Heck, we might even see a new religion, with Trump as its deity. Would even that break the (somewhat oversold) Evangelical thralldom?

6

“I’m not saying it should be a hotel or a party,” former inmate Cecil Fluker told the county council, “but damn, can we come out alive?”

Michael Gerson on the Cleveland penal system, a mere microcosm of our problems.

7

Walk over to your bookshelf and pull off books by three of your favorite Christian writers—old or young. If the person is a pastor, the author’s biography will mention his church’s name. Of course. But if he or she isn’t, there is a 99 percent chance it won’t. It’s just him. Or her. They are a free-floating, self-defining Christian.

Have you ever thought about where James Dobson goes to church? Or J. I. Packer?

It’s the same thing with your favorite Christian artists. Did you ever wonder where Amy Grant attends? Or Lecrae?

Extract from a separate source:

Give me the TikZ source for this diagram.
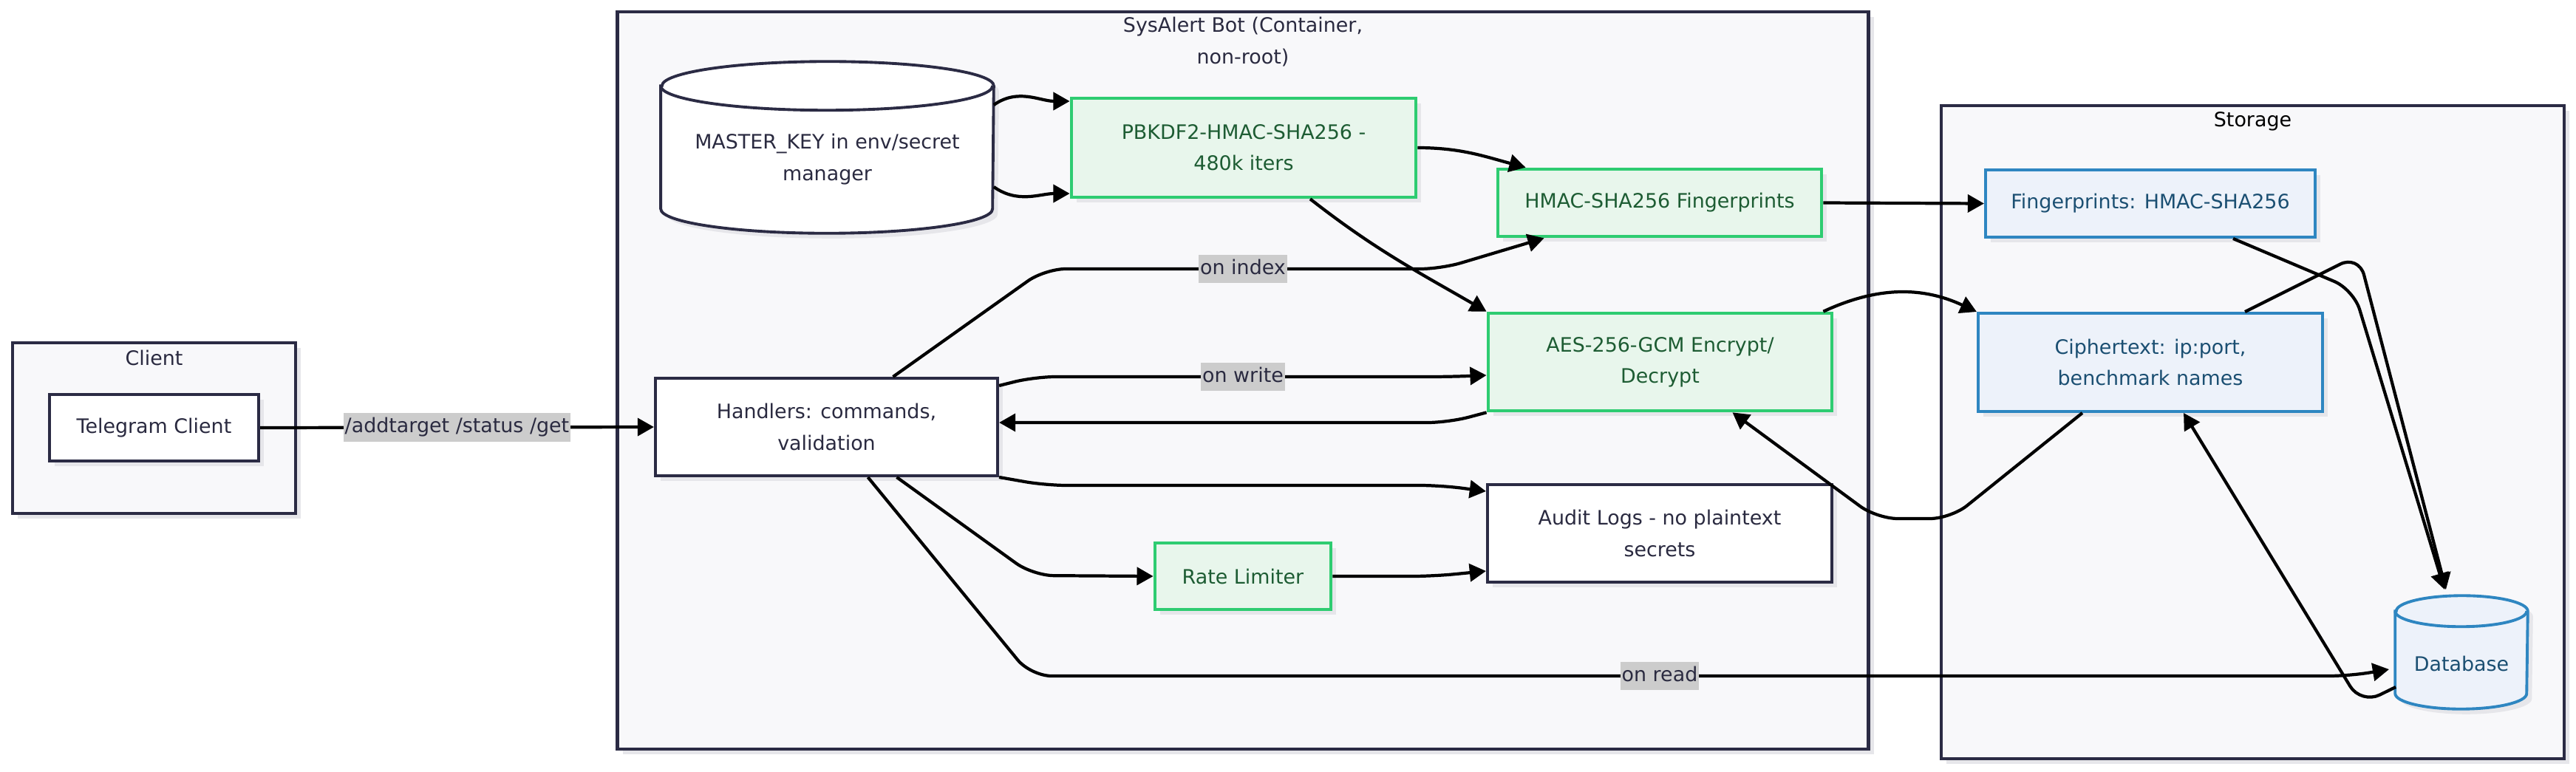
\documentclass[tikz,border=0pt]{standalone}
\usepackage{fontspec}
\setmainfont{DejaVu Sans}
\usepackage{tikz}
\usetikzlibrary{positioning, arrows.meta, shapes.geometric, shadows, calc}

\definecolor{boxline}{HTML}{2B2B44}
\definecolor{groupfill}{HTML}{F8F8FA}
\definecolor{inktext}{HTML}{2A2A40}
\definecolor{greenline}{HTML}{2ECC71}
\definecolor{greenfill}{HTML}{E8F6EC}
\definecolor{greentext}{HTML}{1D5C33}
\definecolor{blueline}{HTML}{2E86C1}
\definecolor{bluefill}{HTML}{EDF2FA}
\definecolor{bluetext}{HTML}{1B4F72}
\definecolor{labelgray}{HTML}{CCCCCC}
\definecolor{shadowgray}{HTML}{E6E6EA}

\tikzset{
    boxshadow/.style={drop shadow={shadow xshift=2pt, shadow yshift=-2pt, fill=shadowgray, opacity=1}},
    group/.style={rectangle, draw=boxline, fill=groupfill, line width=1.2pt, boxshadow},
    grouptitle/.style={text=inktext, align=center},
    plain/.style={rectangle, draw=boxline, fill=white, line width=1.1pt, text=inktext, align=center, boxshadow},
    crypto/.style={rectangle, draw=greenline, fill=greenfill, line width=1.3pt, text=greentext, align=center, boxshadow},
    store/.style={rectangle, draw=blueline, fill=bluefill, line width=1.1pt, text=bluetext, align=center, boxshadow},
    drumbox/.style={rectangle, inner sep=0pt},
    vaultline/.style={draw=boxline, fill=white, line width=1.1pt},
    dbline/.style={draw=blueline, fill=bluefill, line width=1.1pt},
    flow/.style={-{Triangle[length=6.3pt, width=6.8pt]}, line width=1.2pt, black, rounded corners=8pt},
    tag/.style={fill=labelgray, text=inktext, inner xsep=0.5pt, inner ysep=1.5pt, text height=6pt, text depth=2pt, rounded corners=0pt}
}

\begin{document}
\begin{tikzpicture}[x=0.01cm, y=0.01cm, font=\fontsize{7.65}{12}\selectfont]
    \path[use as bounding box, fill=white] (0,0) rectangle (3486,-1045);

    % Groups
    \node (clientgrp) [group, minimum width=3.83cm, minimum height=2.31cm] at (208.5,-579.5) {};
    \node (botgrp) [group, minimum width=16.92cm, minimum height=9.98cm] at (1682,-515) {};
    \node (storegrp) [group, minimum width=8.43cm, minimum height=8.84cm] at (3048.5,-585) {};
    \node [grouptitle] at ($(clientgrp.north)+(0,-23)$) {Client};
    \node [grouptitle] at ($(botgrp.north)+(0,-43)$) {SysAlert Bot (Container,\\non-root)};
    \node [grouptitle, text=black] at ($(storegrp.north)+(0,-24)$) {Storage};

    % Cylinders
    \node (mk) [drumbox, minimum width=4.49cm, minimum height=2.31cm] at (1119.5,-199.5) {};
    \draw[vaultline, boxshadow] ($(mk.north west)+(0,-33)$) -- ($(mk.south west)+(0,33)$)
        arc[start angle=180, end angle=360, x radius=224.5, y radius=33] -- ($(mk.north east)+(0,-33)$)
        arc[start angle=0, end angle=180, x radius=224.5, y radius=33] -- cycle;
    \draw[vaultline, fill=none] ($(mk.north west)+(0,-33)$) arc[start angle=180, end angle=360, x radius=224.5, y radius=33];
    \node [text=inktext, align=center] at ($(mk.center)+(0,-16)$) {MASTER\_KEY in env/secret\\manager};

    \node (db) [drumbox, minimum width=1.78cm, minimum height=1.52cm] at (3331,-883) {};
    \draw[dbline, boxshadow] ($(db.north west)+(0,-21)$) -- ($(db.south west)+(0,21)$)
        arc[start angle=180, end angle=360, x radius=89, y radius=21] -- ($(db.north east)+(0,-21)$)
        arc[start angle=0, end angle=180, x radius=89, y radius=21] -- cycle;
    \draw[dbline, fill=none] ($(db.north west)+(0,-21)$) arc[start angle=180, end angle=360, x radius=89, y radius=21];
    \node [text=bluetext] at ($(db.center)+(0,-15)$) {Database};

    % Nodes
    \node (tg) [plain, minimum width=2.83cm, minimum height=0.90cm] at (208.5,-579) {Telegram Client};
    \node (kdf) [crypto, minimum width=4.66cm, minimum height=1.34cm] at (1683,-200) {PBKDF2-HMAC-SHA256 -\\480k iters};
    \node (hmac) [crypto, minimum width=4.38cm, minimum height=0.91cm] at (2246,-274.5) {HMAC-SHA256 Fingerprints};
    \node (aes) [crypto, minimum width=4.65cm, minimum height=1.32cm] at (2246.5,-490) {AES-256-GCM Encrypt/\\Decrypt};
    \node (handlers) [plain, minimum width=4.63cm, minimum height=1.32cm] at (1118.5,-578) {Handlers: commands,\\validation};
    \node (audit) [plain, minimum width=4.66cm, minimum height=1.32cm] at (2246,-722) {Audit Logs - no plaintext\\secrets};
    \node (rate) [crypto, minimum width=2.38cm, minimum height=0.90cm] at (1682,-780) {Rate Limiter};
    \node (fp) [store, minimum width=4.46cm, minimum height=0.91cm] at (2910,-275.5) {Fingerprints: HMAC-SHA256};
    \node (ct) [store, minimum width=4.66cm, minimum height=1.33cm] at (2910,-490.5) {Ciphertext: ip:port,\\benchmark names};

    % Arrows
    \draw[flow] (tg.east) -- node[tag] {/addtarget /status /get} (handlers.west);
    \draw[flow] ($(mk.east)+(0,57.5)$) to[out=35, in=180] ($(kdf.west)+(0,63)$);
    \draw[flow] ($(mk.east)+(0,-53.5)$) to[out=-35, in=180] ($(kdf.west)+(0,-62)$);
    \draw[flow] (kdf.east) to[out=0, in=165] ($(hmac.north west)+(40,0)$);
    \draw[flow] ($(kdf.south)+(90,0)$) to[out=-38, in=150] (aes.north west);
    \draw[flow] ($(handlers.north)+(90,0)$) -- (1414,-364) -- node[tag] {on index} (1950,-364) -- ($(hmac.south west)+(65,0)$);
    \draw[flow] ($(handlers.east)+(0,56)$) -- (1400,-510) -- node[tag] {on write} (1964,-510) -- ($(aes.west)+(0,-18)$);
    \draw[flow] (aes.south west) -- (1960,-572) -- ($(handlers.east)+(0,6)$);
    \draw[flow] (handlers.south east) -- (1415,-657) -- (1950,-657) -- ($(audit.west)+(0,57)$);
    \draw[flow] ($(handlers.south)+(95,0)$) -- (1398,-779) -- (rate.west);
    \draw[flow] (rate.east) -- (1940,-780) -- ($(audit.west)+(0,-51)$);
    \draw[flow] ($(handlers.south)+(56,0)$) -- (1395,-915) -- node[tag] {on read} (3097,-915) -- (3180,-915) -- ($(db.center)+(-98,-23)$);
    \draw[flow] (hmac.east) -- (fp.west);
    \draw[flow] ($(aes.north east)+(-14,0)$) to[out=25, in=155] (ct.north west);
    \draw[flow] ($(ct.south west)+(143,0)$) -- (2640,-702) -- (2540,-702) -- ($(aes.south)+(98,0)$);
    \draw[flow] ($(fp.south)+(112,0)$) -- (3185,-392) -- ($(db.center)+(-23,85)$);
    \draw[flow] ($(ct.north)+(128,0)$) -- (3192,-345) -- ($(db.center)+(-21,85)$);
    \draw[flow] ($(db.center)+(-89,-47)$) -- (3195,-953) -- ($(ct.south)+(45,0)$);
\end{tikzpicture}
\end{document}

I’m not blaming these individuals. I’m just saying that evangelicalism teaches us to think of them as…I don’t know…voices. Celebrities. Hovering-in-the-air personalities. Something. But as local church members? It’s an institutionally clunky and strange thought.

So it is with us non-celebrities. We identify ourselves as “evangelical” before we do “member of Cheverly Baptist Church” or “Covenant Presbyterian.” That church may have shared the gospel with us, nurtured us into the faith, publicly affirmed our profession of faith, fed and strengthened us into maturity, and corrected us when we veered off course, but we still view ourselves independently from it, like the child who goes to college and forgets all about his or her family.

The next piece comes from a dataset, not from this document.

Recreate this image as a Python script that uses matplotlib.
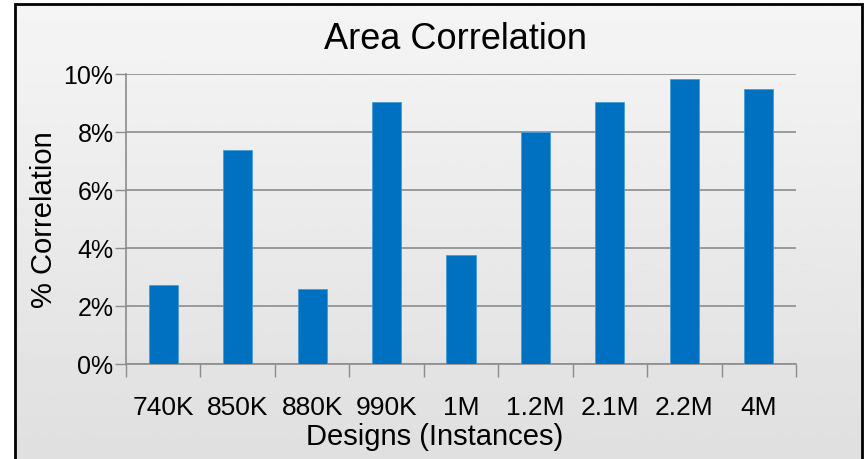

My friend Sam Emadi has noticed that Christians book stores typically separate the “Christian life” section from the “church” section. “Why aren’t those one section?” he asks. Good question.

Jonathan Leeman. I had kind of thought that this sort of “free-floating, self-defining Christian” celebrity was a distinctive of “women’s ministries,” but maybe not.

8

Alan Dershowitz Is Lying To You, says Popehat.